INSTRUCTIONS FOR THE TASK:
State the number of lines that contain "this", with no other text.

DATA SHOWN:
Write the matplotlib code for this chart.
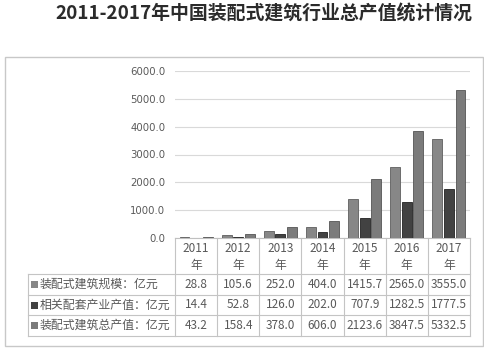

---

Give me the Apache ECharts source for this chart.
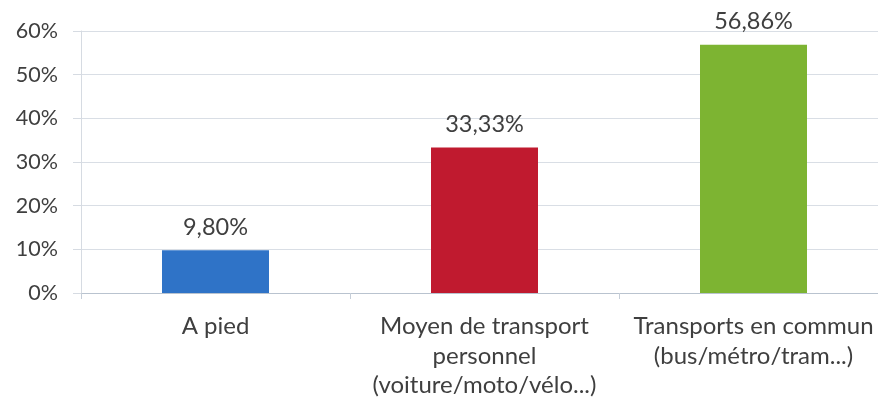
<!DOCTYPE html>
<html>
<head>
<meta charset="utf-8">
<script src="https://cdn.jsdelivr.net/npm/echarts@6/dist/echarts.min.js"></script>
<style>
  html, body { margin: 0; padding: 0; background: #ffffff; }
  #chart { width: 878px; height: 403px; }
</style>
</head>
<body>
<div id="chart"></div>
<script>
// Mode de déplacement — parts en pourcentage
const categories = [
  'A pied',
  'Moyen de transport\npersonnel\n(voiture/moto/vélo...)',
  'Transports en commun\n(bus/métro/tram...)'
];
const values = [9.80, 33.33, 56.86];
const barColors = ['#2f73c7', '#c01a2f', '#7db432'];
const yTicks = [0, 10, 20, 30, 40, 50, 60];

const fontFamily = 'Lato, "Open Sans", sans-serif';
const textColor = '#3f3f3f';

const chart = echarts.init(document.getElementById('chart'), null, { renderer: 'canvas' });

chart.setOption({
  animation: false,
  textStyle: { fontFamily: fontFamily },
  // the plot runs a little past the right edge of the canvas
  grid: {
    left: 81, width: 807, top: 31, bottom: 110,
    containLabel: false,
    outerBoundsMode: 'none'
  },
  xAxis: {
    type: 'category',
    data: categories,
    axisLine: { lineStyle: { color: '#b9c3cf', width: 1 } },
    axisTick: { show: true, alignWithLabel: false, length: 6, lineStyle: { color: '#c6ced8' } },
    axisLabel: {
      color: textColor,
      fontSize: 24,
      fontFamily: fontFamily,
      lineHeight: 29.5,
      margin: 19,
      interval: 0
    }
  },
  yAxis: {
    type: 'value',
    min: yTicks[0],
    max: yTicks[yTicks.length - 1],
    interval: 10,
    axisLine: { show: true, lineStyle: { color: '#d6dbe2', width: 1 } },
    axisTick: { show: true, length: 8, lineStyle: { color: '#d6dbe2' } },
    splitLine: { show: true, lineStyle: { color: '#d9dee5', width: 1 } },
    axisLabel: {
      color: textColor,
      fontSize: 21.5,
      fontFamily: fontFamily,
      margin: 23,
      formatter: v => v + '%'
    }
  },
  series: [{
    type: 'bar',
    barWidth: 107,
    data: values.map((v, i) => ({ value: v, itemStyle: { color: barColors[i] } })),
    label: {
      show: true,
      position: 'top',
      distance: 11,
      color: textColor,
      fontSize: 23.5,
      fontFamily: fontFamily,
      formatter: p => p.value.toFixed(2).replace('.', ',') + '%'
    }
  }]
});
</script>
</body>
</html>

REPLY:
2